## WRITTEN EXERCISE:
Each line that holds the word "picture" counts once; report how many lines do so and nothing else.

— Start of DATA ROWS —

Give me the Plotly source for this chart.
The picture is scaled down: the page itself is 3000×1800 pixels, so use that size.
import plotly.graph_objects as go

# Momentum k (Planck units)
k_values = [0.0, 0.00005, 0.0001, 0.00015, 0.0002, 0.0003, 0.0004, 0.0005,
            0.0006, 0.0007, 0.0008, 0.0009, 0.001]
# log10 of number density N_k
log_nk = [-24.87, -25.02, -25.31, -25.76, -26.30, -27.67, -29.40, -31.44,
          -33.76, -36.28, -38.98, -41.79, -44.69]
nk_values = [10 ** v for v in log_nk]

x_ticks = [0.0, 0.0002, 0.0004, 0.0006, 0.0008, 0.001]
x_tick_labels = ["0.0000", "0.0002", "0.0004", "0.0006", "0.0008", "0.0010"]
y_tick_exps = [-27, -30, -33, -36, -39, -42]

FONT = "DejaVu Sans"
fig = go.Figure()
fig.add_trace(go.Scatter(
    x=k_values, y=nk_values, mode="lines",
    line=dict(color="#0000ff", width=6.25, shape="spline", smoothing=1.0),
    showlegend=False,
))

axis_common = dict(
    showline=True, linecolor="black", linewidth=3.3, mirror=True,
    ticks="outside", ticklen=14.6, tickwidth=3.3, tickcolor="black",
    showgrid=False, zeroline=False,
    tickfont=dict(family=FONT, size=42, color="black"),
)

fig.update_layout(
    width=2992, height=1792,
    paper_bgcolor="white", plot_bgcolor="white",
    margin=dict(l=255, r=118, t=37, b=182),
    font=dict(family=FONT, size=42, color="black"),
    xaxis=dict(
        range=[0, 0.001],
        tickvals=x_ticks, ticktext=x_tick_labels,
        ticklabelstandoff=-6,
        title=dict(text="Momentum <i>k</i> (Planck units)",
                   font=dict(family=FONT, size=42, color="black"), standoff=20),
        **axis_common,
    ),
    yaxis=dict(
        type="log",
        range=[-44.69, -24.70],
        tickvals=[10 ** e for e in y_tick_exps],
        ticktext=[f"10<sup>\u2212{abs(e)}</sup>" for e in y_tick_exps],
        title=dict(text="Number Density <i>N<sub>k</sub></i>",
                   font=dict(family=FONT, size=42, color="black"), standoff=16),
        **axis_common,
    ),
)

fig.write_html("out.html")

— End of DATA ROWS —
— Start of DATA ROWS —

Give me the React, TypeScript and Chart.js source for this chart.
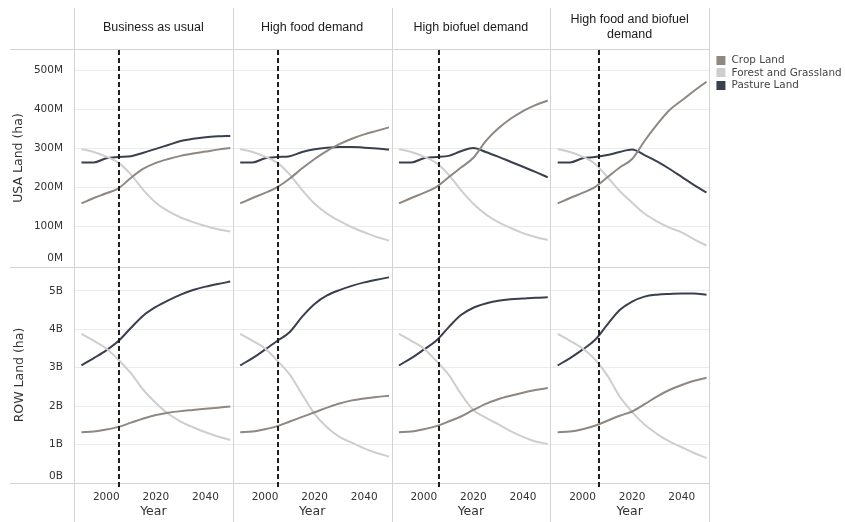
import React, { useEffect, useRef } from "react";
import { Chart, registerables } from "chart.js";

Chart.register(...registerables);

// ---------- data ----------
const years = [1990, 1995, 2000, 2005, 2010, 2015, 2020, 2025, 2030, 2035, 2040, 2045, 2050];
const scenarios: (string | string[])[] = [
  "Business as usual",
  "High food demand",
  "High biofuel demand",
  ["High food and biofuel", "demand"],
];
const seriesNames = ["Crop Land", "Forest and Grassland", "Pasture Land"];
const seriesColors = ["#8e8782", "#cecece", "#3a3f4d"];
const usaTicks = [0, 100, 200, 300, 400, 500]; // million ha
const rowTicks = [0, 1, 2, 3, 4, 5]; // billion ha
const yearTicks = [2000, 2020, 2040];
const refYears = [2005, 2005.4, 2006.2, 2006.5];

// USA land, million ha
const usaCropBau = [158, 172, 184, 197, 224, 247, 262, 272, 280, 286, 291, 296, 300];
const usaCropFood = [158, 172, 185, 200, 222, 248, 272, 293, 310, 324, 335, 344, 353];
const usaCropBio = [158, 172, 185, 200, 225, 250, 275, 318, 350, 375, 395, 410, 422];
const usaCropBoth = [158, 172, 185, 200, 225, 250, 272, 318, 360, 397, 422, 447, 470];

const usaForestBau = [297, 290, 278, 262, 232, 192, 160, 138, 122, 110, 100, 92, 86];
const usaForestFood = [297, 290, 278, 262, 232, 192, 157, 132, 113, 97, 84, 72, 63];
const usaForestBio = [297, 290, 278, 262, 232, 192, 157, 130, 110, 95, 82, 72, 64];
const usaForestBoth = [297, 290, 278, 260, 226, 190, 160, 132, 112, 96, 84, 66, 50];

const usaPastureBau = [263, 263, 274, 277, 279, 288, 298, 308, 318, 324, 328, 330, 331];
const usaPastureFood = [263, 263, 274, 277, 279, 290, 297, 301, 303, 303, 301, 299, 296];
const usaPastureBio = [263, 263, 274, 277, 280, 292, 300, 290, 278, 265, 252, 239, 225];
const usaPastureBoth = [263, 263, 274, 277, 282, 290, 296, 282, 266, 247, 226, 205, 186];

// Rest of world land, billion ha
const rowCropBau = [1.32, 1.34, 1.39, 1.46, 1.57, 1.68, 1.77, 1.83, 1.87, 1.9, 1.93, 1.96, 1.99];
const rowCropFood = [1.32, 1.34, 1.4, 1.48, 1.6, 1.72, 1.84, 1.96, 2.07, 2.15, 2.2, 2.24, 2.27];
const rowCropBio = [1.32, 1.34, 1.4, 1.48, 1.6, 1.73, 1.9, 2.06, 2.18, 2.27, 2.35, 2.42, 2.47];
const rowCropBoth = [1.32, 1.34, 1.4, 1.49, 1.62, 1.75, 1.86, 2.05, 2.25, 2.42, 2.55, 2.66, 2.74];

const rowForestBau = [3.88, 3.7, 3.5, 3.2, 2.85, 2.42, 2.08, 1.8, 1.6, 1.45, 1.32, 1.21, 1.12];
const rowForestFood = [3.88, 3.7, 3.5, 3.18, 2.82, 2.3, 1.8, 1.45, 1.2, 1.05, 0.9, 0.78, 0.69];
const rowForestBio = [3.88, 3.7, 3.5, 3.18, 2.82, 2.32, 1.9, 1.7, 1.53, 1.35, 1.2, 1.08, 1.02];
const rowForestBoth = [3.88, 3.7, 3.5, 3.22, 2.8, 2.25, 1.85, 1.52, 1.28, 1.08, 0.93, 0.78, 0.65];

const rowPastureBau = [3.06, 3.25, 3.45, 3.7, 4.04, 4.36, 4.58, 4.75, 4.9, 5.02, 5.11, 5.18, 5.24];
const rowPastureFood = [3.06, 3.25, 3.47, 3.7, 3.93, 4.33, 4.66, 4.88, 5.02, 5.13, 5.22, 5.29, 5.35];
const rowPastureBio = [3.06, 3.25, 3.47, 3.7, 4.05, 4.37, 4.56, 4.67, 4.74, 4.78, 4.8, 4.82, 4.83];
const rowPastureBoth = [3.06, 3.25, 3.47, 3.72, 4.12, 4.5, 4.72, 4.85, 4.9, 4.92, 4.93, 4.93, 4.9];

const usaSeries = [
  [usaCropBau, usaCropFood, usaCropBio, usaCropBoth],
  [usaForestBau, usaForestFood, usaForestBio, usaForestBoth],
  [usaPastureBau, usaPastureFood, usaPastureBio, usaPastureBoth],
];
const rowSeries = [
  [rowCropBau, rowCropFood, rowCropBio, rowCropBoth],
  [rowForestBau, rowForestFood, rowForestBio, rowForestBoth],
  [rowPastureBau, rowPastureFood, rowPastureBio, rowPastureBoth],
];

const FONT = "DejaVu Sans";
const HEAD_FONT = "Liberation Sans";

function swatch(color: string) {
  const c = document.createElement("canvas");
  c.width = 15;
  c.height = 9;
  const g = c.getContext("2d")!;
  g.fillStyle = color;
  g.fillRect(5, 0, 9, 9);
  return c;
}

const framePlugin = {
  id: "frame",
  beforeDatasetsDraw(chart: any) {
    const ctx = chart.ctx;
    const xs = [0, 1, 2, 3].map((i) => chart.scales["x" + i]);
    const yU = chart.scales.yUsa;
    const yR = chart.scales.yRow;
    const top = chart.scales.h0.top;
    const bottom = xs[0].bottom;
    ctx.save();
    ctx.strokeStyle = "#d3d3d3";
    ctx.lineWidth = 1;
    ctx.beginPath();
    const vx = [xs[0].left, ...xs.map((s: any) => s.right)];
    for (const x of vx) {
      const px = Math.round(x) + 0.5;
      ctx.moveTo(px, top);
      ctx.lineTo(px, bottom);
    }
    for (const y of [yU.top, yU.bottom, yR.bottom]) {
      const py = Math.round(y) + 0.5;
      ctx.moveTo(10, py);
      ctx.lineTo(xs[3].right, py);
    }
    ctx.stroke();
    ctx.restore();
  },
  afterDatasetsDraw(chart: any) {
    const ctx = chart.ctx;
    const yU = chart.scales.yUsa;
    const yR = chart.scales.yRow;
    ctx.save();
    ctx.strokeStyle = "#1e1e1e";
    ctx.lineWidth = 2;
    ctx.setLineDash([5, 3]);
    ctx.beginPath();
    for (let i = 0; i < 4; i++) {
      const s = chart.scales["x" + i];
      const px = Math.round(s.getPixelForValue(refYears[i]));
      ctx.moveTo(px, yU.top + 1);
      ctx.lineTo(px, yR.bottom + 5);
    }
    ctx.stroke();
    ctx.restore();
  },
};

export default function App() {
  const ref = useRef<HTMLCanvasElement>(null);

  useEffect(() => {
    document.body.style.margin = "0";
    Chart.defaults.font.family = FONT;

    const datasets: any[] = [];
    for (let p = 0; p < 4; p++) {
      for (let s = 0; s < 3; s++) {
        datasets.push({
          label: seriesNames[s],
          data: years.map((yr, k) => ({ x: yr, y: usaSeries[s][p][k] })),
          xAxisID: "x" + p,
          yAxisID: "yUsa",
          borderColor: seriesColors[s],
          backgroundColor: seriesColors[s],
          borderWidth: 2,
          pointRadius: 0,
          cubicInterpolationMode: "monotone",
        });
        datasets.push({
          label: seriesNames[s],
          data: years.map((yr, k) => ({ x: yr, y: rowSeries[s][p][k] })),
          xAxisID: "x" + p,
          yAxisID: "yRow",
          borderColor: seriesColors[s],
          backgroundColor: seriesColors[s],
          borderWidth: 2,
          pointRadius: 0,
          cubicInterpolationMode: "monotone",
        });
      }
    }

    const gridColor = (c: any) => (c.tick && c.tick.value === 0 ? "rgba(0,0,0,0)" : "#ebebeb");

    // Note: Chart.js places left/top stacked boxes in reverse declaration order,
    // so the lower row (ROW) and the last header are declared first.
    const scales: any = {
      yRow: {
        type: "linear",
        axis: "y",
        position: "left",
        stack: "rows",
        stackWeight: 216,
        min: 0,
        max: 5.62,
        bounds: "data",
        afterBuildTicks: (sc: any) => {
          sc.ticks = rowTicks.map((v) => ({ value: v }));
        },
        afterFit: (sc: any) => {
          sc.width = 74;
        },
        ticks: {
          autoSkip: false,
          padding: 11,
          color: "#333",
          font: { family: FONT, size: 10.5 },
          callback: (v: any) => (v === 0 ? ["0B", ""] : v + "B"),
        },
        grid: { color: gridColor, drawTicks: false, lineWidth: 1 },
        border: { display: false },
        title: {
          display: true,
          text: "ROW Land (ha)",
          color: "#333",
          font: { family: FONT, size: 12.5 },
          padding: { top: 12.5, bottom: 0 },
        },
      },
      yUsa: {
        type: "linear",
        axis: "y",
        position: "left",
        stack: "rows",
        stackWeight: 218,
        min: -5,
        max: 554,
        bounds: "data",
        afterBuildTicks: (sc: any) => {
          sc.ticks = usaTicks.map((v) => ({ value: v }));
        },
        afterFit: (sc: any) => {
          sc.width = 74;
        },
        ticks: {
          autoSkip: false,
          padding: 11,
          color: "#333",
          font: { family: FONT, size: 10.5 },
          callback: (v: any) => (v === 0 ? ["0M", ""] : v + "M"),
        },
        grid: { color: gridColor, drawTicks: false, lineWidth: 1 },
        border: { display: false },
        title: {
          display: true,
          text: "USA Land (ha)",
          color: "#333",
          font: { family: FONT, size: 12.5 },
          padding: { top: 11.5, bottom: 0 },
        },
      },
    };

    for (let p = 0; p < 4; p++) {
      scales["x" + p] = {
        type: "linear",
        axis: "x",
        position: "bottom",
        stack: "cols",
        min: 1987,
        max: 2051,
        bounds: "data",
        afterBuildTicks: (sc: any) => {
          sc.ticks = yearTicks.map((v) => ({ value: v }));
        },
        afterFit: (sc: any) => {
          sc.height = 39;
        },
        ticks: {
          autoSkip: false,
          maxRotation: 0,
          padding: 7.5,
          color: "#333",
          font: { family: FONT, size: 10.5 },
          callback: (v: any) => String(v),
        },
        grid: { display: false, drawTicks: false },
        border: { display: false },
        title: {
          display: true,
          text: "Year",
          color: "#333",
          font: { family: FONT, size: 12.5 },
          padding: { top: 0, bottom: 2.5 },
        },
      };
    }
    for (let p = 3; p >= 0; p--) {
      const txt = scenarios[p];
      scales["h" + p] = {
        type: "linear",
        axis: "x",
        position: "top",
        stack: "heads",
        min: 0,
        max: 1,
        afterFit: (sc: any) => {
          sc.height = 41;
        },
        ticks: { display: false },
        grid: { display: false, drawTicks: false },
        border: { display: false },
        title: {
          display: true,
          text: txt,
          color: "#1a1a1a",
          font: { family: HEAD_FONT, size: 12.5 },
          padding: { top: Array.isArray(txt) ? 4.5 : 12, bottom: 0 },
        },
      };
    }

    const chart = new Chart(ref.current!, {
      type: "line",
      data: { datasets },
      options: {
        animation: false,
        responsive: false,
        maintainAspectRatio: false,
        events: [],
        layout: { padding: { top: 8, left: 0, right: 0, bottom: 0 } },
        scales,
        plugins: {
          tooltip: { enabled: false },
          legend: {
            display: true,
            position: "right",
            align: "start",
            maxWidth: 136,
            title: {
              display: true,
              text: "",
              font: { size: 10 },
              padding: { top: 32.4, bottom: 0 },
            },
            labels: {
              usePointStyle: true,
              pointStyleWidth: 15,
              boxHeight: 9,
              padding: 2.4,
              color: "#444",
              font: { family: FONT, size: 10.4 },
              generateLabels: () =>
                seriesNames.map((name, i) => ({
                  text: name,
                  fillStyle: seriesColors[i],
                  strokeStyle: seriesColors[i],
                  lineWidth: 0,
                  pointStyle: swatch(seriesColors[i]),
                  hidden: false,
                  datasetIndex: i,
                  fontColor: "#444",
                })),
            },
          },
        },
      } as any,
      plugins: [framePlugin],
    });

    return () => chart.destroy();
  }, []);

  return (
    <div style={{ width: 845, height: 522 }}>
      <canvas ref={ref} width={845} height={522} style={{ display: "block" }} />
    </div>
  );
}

— End of DATA ROWS —

## OUTPUT OF THE EXERCISE:
1